Gotta be the grown-up, I know. Just a rant. I have a 7 yo and a 5 yo, and a husband. I love them all dearly.
I have a degree in art and now that the kids are older I am painting again, and loving it. I am opening an atelier in town next month. All very exciting. I have an opportunity to apply for an art residency.
Pros: I have never been to a residency but have gotten tons of positive reviews about how intense it is, how much you grow and learn... Additionally, this specific residency is PERFECT for me. I mean I am filling out the info online and everything about the company sponsoring the residency and I fit. I don't even have to try. It's like applying for the job that you are absolutely perfect for and you don't have to stretch a thing, you just say it as it is and they want you and you take the job and everyone is glad.
Cons: it is one month - in another country. Over an ocean. So family visits would be impossible. And it would put everything on DH while I am gone. (I have gone on 1 week business trips before - but those were mandatory and paid the bills). And this is I suppose a luxury item. I'm not going to make money going. I am not going to get anything, except experience and knowledge. And even that is a maybe. Who knows?
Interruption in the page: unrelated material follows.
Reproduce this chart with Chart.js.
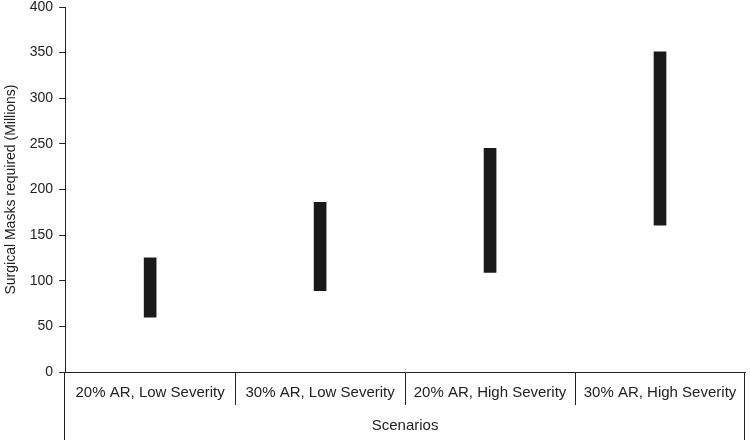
<!DOCTYPE html>
<html>
<head>
<meta charset="utf-8">
<script src="https://cdn.jsdelivr.net/npm/chart.js@4/dist/chart.umd.min.js"></script>
<style>
  html, body { margin: 0; padding: 0; background: #fff; }
  #wrap { width: 750px; height: 440px; }
</style>
</head>
<body>
<div id="wrap"><canvas id="masks"></canvas></div>
<script>
// scenarios and the low / high estimate of masks (millions)
const scenarios = ['20% AR, Low Severity', '30% AR, Low Severity', '20% AR, High Severity', '30% AR, High Severity'];
const lowMasks = [60, 89, 109, 161];
const highMasks = [125, 186, 245, 351];

const ink = '#222';
const fontFamily = '"Liberation Sans", Arial, Helvetica, sans-serif';

// the outer edges of the category box run down to the bottom of the page
const edgeLines = {
    id: 'edgeLines',
    afterDraw(chart) {
        const ctx = chart.ctx;
        const area = chart.chartArea;
        const top = Math.floor(area.bottom);
        const h = chart.height - top;
        ctx.save();
        ctx.fillStyle = ink;
        ctx.fillRect(Math.round(area.left) - 1, top, 1, h);
        ctx.fillRect(Math.round(area.right) - 1, top, 1, h);
        ctx.restore();
    }
};

new Chart(document.getElementById('masks').getContext('2d'), {
    type: 'bar',
    data: {
        labels: scenarios,
        datasets: [{
            label: 'Surgical masks',
            data: lowMasks.map((lo, i) => [lo, highMasks[i]]),
            backgroundColor: '#1a1a1a',
            borderWidth: 0,
            barThickness: 12
        }]
    },
    options: {
        responsive: true,
        maintainAspectRatio: false,
        animation: false,
        layout: {
            padding: { left: 3, right: 5, top: 7, bottom: 0 }
        },
        plugins: {
            legend: { display: false },
            tooltip: { enabled: false }
        },
        scales: {
            x: {
                offset: true,
                border: { display: true, color: ink, width: 1 },
                grid: {
                    offset: true,
                    drawOnChartArea: false,
                    drawTicks: true,
                    tickLength: 33,
                    // outer edges are drawn by the plugin
                    color: c => (c.index > 0 && c.index < scenarios.length) ? ink : 'rgba(0,0,0,0)',
                    lineWidth: 1
                },
                ticks: {
                    color: ink,
                    padding: -21,
                    maxRotation: 0,
                    font: { family: fontFamily, size: 15 }
                },
                title: {
                    display: true,
                    text: 'Scenarios',
                    color: ink,
                    padding: { top: 36, bottom: 5 },
                    font: { family: fontFamily, size: 15 }
                }
            },
            y: {
                min: 0,
                max: 400,
                afterFit: scale => { scale.paddingTop = 0; },
                border: { display: true, color: ink, width: 1 },
                grid: {
                    drawOnChartArea: false,
                    drawTicks: true,
                    tickLength: 6,
                    color: ink
                },
                ticks: {
                    stepSize: 50,
                    color: ink,
                    padding: 6,
                    font: { family: fontFamily, size: 14 }
                },
                title: {
                    display: true,
                    text: 'Surgical Masks required (Millions)',
                    color: ink,
                    padding: { top: 0, bottom: 4 },
                    font: { family: fontFamily, size: 14 }
                }
            }
        }
    },
    plugins: [edgeLines]
});
</script>
</body>
</html>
I'm sucking it up. I have to be a responsible adult. But I feel like a hand is reaching out to me for something special, and I am just walking away. And these things come up RARELY in a lifetime, if at all. It's not like I could try next year. Same problem. Bummer.
Is it financially possible to do it? If so, you know you should, right? A month is a long time for a five and a seven year old, but it's not unthinkable and they are plenty old enough to count down the days on a calendar. They would be with their father, and well taken care of I assume. You could skype every day. And you could find some way to do at least a token payback to the hubby. The idea of being alone with the kids for a whole month would freak me out, but if my husband had a really awesome opportunity like that, I see it as a worthwhile challenge.
Jayne, sewing up a storm mama to ds1 9/03, ds2 2/09, and 2 sweet furbabies.
If its just a one time occasion where you will be gone 4 weeks I say GO FOR IT. Now, if this path would create a life style where you would be gone long periods of time through out your dc childhood, then ya, probably not in your families best interest.
I would totally do it! Yes it would be hard on your husband and kids but it's 4 weeks out of a whole lifetime. There are definitely lots of ways that you can keep in contact with your kids. You will not permenantly scar your children. It is a once in a lifetime opportunity. Being a grown up does not mean giving up your dreams.
I think seeing parents do things for themselves that are hard, helps kids see that they can do it too. Such an important thing!
I always try to think about things like this like if it was my grown up kid and they had kids would I want them to do it. if so then do it. you cant deprive yourself the kind of life you want them to have for them. kwim?
As long as this is financially feasible, I agree with everyone else, you should go for it.
Being the grown up doesn't mean that we aren't allowed any hopes and dreams of our own. By taking opportunities that are good for yourself you are teaching your children to value in shooting for their dreams and investing in themselves.
Yes being on his own with the kids for a month will be tough. However, the kids and your husband will be fine. They may even grow and learn a bit about about independence and helpfulness while you are gone. At the very least they'll appreciate you bunches when you come home, at least for a bit.
Um, Dudette...hellOOOO!!?? You need to take this opportunity! A month??! Yeah, that seems like a long time, but it's not, and this is a MAJOR deal for your resume! Who knows what connections you could form, what opportunities could come about as a result of this trip!
If it is financially possible....you need to apply. That is a "no brainer". 5 and 7 are old enough to be "good kids" and help dad out while you're gone and understand that you're coming back. You've got seven years into motherhood...you've been pouring yourself into this long enough that you deserve to take a break to chase your own star for a few days. It's good for you...which means it's good for all of them, too.
If you said it was for a few months or a year...I'd say no way. That's not good, that's too long. A month, though, is not a hardship...it's an adventure!
Moms gone for a month...that is an opportunity for you...but also for dad and kids! Yeah, it'll be more for him to do...but if he goes into it with the right attitude, this could be the most fun and special time EVER for him and the kids! They could think back on and fondly remember this time for years and years to come.
Mine are only 2 and 3 years old...so that's a bit different...but if they were your kids age, man, my DH and kids would LOVE to have a "fun time Dada" adventure month with mean ole bed making, hair brushing, "eat your sauerkraut" mama gone! Hahaha....I can see it now. The house would be in SHAMBLES by the time I got back. HAhahaha...camping gear everywhere, greasy film covering all surfaces...nothing but salsa and strawberry yogurt in the fridge...they would have a BALL!
DO IT DO IT DO IT! This is an amazing opportunity for you!
Me and DH ...lovin' DD (6/08) and DS (11/09) Plus NEW BABY!! DD (UC-5/12) We Water Birth/Homebirth/No Vax or Circ/BF/BW/Country Livin'!
First apply, then decide. If you have to assemble a portfolio and so on, it will be good for you to complete the application even if you decide not to go.
Divorced mom of one awesome boy born 2-3-2003.